=== SET EXERCISE ===
Make an exact copy of the lines, leaving the pictures out.

┌──

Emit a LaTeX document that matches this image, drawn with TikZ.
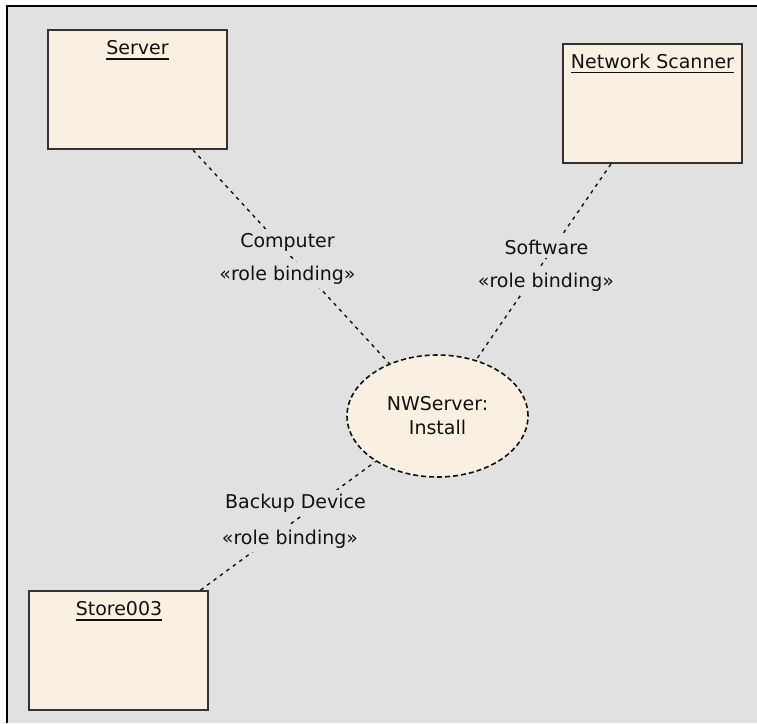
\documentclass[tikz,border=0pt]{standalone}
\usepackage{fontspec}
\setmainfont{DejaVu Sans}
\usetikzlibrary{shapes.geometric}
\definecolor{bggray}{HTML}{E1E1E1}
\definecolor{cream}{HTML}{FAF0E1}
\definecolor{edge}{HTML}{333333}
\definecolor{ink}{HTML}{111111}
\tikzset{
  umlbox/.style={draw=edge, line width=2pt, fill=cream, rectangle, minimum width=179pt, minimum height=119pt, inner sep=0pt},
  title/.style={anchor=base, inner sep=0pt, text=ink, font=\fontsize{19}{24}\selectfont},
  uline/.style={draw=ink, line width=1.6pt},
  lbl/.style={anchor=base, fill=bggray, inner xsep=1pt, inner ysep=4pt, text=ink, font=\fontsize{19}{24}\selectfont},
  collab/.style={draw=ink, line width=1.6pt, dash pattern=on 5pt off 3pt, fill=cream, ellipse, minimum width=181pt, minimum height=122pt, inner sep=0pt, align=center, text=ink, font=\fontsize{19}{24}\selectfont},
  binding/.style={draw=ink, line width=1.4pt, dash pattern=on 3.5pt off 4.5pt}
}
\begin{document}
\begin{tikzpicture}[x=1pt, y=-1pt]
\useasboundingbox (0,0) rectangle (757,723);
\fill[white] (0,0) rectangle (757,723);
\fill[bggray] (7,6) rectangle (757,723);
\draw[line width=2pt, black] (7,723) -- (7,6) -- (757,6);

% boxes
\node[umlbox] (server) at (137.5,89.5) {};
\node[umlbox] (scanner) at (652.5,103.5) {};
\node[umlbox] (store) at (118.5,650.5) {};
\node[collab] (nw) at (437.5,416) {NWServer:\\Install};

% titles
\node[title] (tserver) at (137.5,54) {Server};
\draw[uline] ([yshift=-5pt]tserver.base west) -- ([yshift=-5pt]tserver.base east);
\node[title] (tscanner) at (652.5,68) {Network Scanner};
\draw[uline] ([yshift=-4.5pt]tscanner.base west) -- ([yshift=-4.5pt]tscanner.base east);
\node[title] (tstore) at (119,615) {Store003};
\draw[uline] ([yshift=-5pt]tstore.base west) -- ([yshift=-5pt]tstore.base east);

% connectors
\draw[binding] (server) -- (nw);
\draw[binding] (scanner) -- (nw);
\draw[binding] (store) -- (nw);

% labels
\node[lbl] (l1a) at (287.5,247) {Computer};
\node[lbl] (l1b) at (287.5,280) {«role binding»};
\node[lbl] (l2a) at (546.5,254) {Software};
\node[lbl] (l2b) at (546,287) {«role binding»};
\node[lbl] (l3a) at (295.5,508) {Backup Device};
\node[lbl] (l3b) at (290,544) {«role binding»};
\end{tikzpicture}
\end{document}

└──

=== RESPONSE TO THIS TASK ===
Emit a LaTeX document that matches this image, drawn with TikZ.
\documentclass[tikz,border=0pt]{standalone}
\usepackage{fontspec}
\setmainfont{DejaVu Sans}
\usetikzlibrary{shapes.geometric}
\definecolor{bggray}{HTML}{E1E1E1}
\definecolor{cream}{HTML}{FAF0E1}
\definecolor{edge}{HTML}{333333}
\definecolor{ink}{HTML}{111111}
\tikzset{
  umlbox/.style={draw=edge, line width=2pt, fill=cream, rectangle, minimum width=179pt, minimum height=119pt, inner sep=0pt},
  title/.style={anchor=base, inner sep=0pt, text=ink, font=\fontsize{19}{24}\selectfont},
  uline/.style={draw=ink, line width=1.6pt},
  lbl/.style={anchor=base, fill=bggray, inner xsep=1pt, inner ysep=4pt, text=ink, font=\fontsize{19}{24}\selectfont},
  collab/.style={draw=ink, line width=1.6pt, dash pattern=on 5pt off 3pt, fill=cream, ellipse, minimum width=181pt, minimum height=122pt, inner sep=0pt, align=center, text=ink, font=\fontsize{19}{24}\selectfont},
  binding/.style={draw=ink, line width=1.4pt, dash pattern=on 3.5pt off 4.5pt}
}
\begin{document}
\begin{tikzpicture}[x=1pt, y=-1pt]
\useasboundingbox (0,0) rectangle (757,723);
\fill[white] (0,0) rectangle (757,723);
\fill[bggray] (7,6) rectangle (757,723);
\draw[line width=2pt, black] (7,723) -- (7,6) -- (757,6);

% boxes
\node[umlbox] (server) at (137.5,89.5) {};
\node[umlbox] (scanner) at (652.5,103.5) {};
\node[umlbox] (store) at (118.5,650.5) {};
\node[collab] (nw) at (437.5,416) {NWServer:\\Install};

% titles
\node[title] (tserver) at (137.5,54) {Server};
\draw[uline] ([yshift=-5pt]tserver.base west) -- ([yshift=-5pt]tserver.base east);
\node[title] (tscanner) at (652.5,68) {Network Scanner};
\draw[uline] ([yshift=-4.5pt]tscanner.base west) -- ([yshift=-4.5pt]tscanner.base east);
\node[title] (tstore) at (119,615) {Store003};
\draw[uline] ([yshift=-5pt]tstore.base west) -- ([yshift=-5pt]tstore.base east);

% connectors
\draw[binding] (server) -- (nw);
\draw[binding] (scanner) -- (nw);
\draw[binding] (store) -- (nw);

% labels
\node[lbl] (l1a) at (287.5,247) {Computer};
\node[lbl] (l1b) at (287.5,280) {«role binding»};
\node[lbl] (l2a) at (546.5,254) {Software};
\node[lbl] (l2b) at (546,287) {«role binding»};
\node[lbl] (l3a) at (295.5,508) {Backup Device};
\node[lbl] (l3b) at (290,544) {«role binding»};
\end{tikzpicture}
\end{document}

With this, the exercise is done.